On what can I base my database partitioning strategy?
Each row that you enter in your partitioned table, should unambiguously belong to one specific partition. The partitioning key defines in which partition your row will be stored. This partitioning key can be one single field, or can comprise of a combination of fields, as long as it is ambiguous, so unique.
To go back to the magazines example, you can use “year of publication” as a partition key, but you cannot use “contains pictures of car brand” as a partitioning key and partition per brand, since that would mean that the latest “Top Gear Magazine” would need to be in both the “Ferrari” and the “Aston Martin” partition, and even many more.

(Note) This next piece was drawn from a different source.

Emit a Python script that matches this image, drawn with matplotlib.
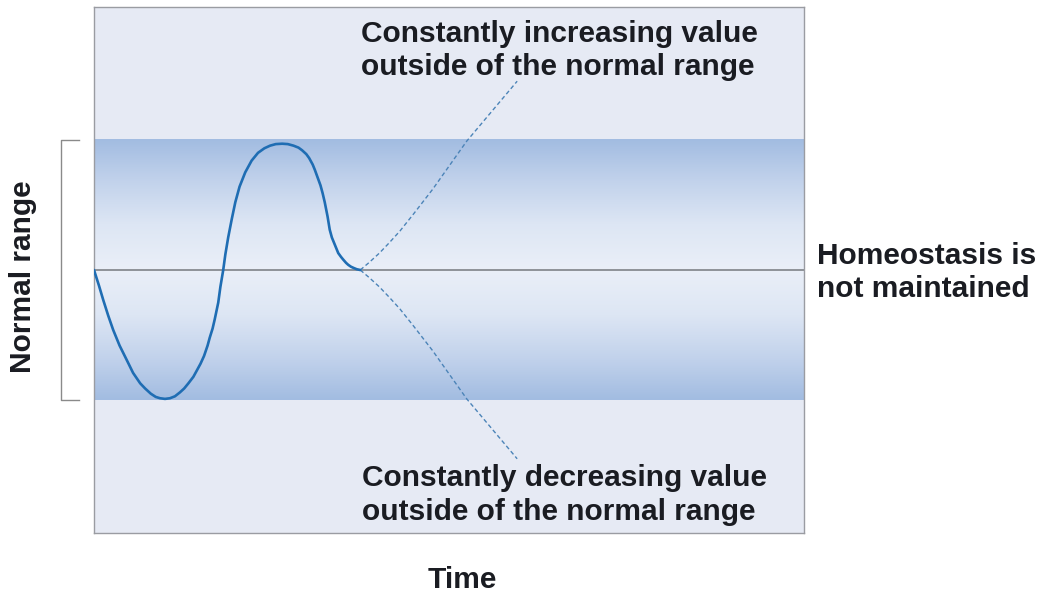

What are the different types of partitioning?
- Range partitions
- List partitions
- Hash partitions
- Sub partitions
1. Range Partitioning
Partitioning by a range of values. This means that you partition your table in such a way that a row belongs to a specific partition if the value of the partitioning key lies in the range of that partition.

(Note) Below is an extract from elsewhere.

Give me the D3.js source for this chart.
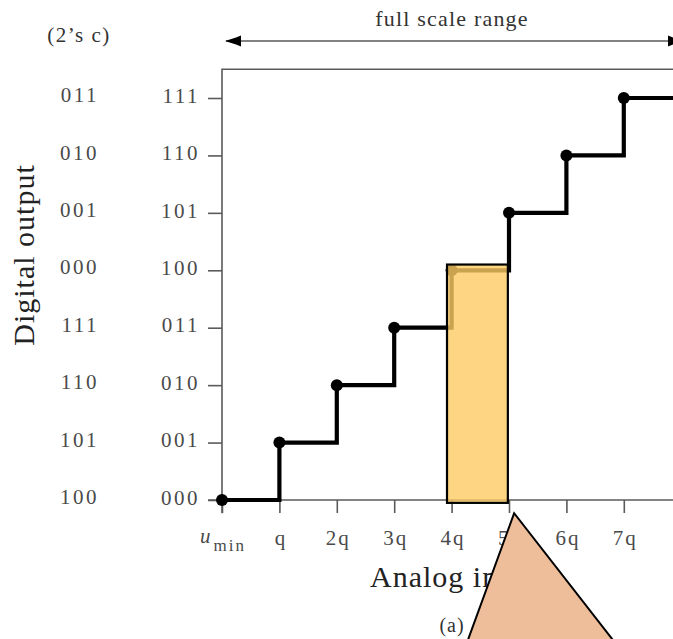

For instance, the magazines: We divided the warehouse into rooms per year. This means we have range partitioning, where each partition ranges from 01-01-YYYY to 31-12-YYYY. So, if I have a magazine with publishing date May 2015, it will go into the range partition going from 01-01-2015 to 31-12-2015, as May 2015 falls within that range.

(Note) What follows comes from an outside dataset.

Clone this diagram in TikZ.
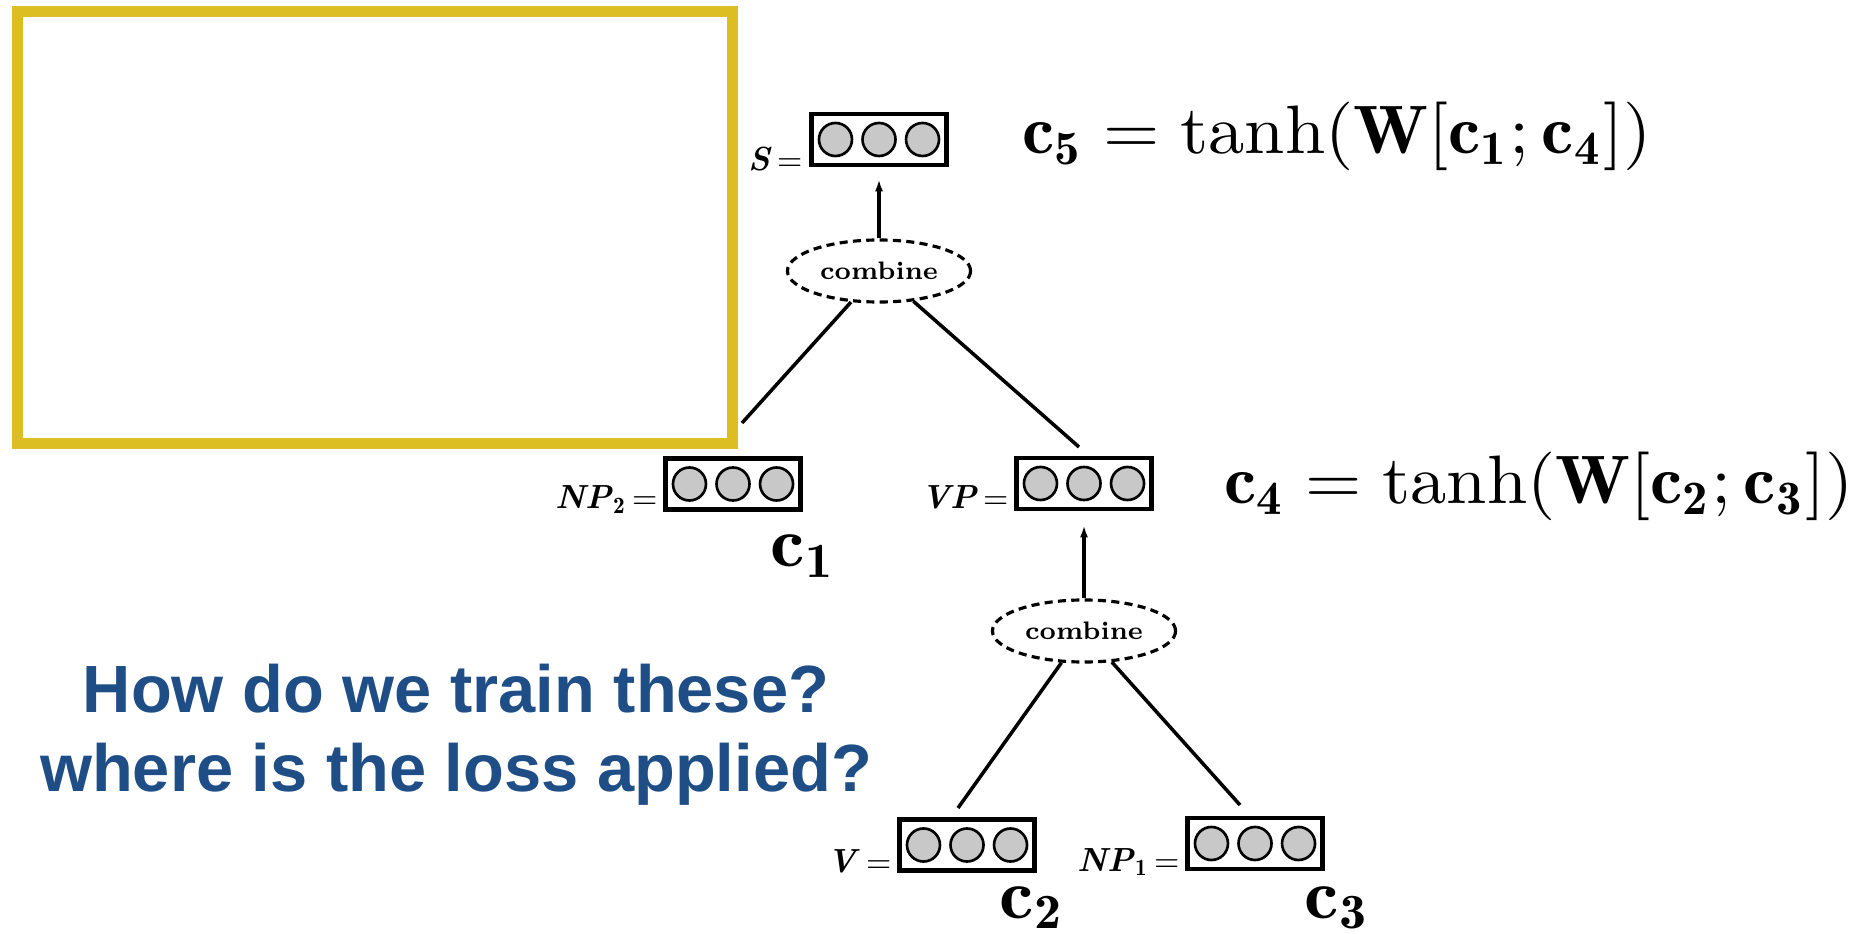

Interval Partitioning is a special type of range partitioning, where the ranges in interval partitioning are always time based, and are created automatically as you add new data new data to the table that should belong to a new interval range.
2. List Partitioning
Database partitioning by lists allows you to explicitly control and define which values go in which partition, by defining the partitioning key in the definition of the table and of each partition:
SQL> Create table magazines (Pub_Title varchar(150), Pub_Date (date)) partition by list(Pub_Title) (partition Pub_Title1 values(“Sports Illustrated”, “Mens Health”), partition Pub_Title2 values(“Vanity”, “Flair”), partition Pub_Title3 values(“Yoga Magazine”, “Zen Magazine”));
Or, to work on the magazines example, as you may be able to read from the SQL already: we divide the warehouse into rooms per publication title, but we don’t have enough rooms for each different publication title, so we “list” a few per room. In room one we put “Sports Illustrated” and “Mens Health”, in room two we put “Vanity” and “Flair”, and in room three we put “Yoga Magazine” and “Zen Magazine”. Makes sense, right?
3. Hash Partitioning
In hash partitioning, the row of data is mapped to a partition based on the hashed value of your partitioning key. This can be useful if you want to use partitioning on a table where there is no clear business or logical partitioning of the data, and you require an evenly distributed partitioning.
For instance, you have a whole warehouse filled with magazines, but publication titles and publication dates are at random. No full years of the same and so on. But you want to distribute them evenly over the ten different rooms of your warehouse, so that when you need to retrieve one (or more) of the magazines later on, you can send out ten people at the same time to go looking for them in the ten different rooms. Than hash partitioning comes in handy. You choose for instance the combination of the publication title and the publication date as your partitioning key, and you let your database hash this key, and select the appropriate partition, while evenly distributing all your magazines over all your rooms.
4. Sub Partitioning
Let’s go back to the magazine warehouse. We first divide the whole set of magazines per year in different rooms. This is a first partitioning, based on range partitioning. Next, in each of these year-range-rooms, we put boxes, and in each box, we put all of the magazines of the same publication title. Since in that room, we already only have publications from one specific year, we will only have magazines from one specific publication title and for one specific publication year inside that single box. So this makes it extremely easy and fast to find that “Yoga Magazine”, “November Edition” of “2017”.
Or, in code:
SQL> Create table magazines (Pub_Title(varchar(150)), Pub_Date(date) Partition by rage (Pub_Year(Pub_Date)) Subpartition by list(Pub_Title) ( partition Pub_Title1 values(“Sports Illustrated”, “Mens Health”), partition Pub_Title2 values(“Vanity”, “Flair”), partition Pub_Title3 values(“Yoga Magazine”, “Zen Magazine”) );
As you can see, partitioning is a valuable tool in addition to the many others in your database toolbox, and is very useful to improve your database performance, availability and maintainability.
Which partitioning strategy to choose depends of course on your data, but also on the technical possibilities of the specific database system you are going to implement on.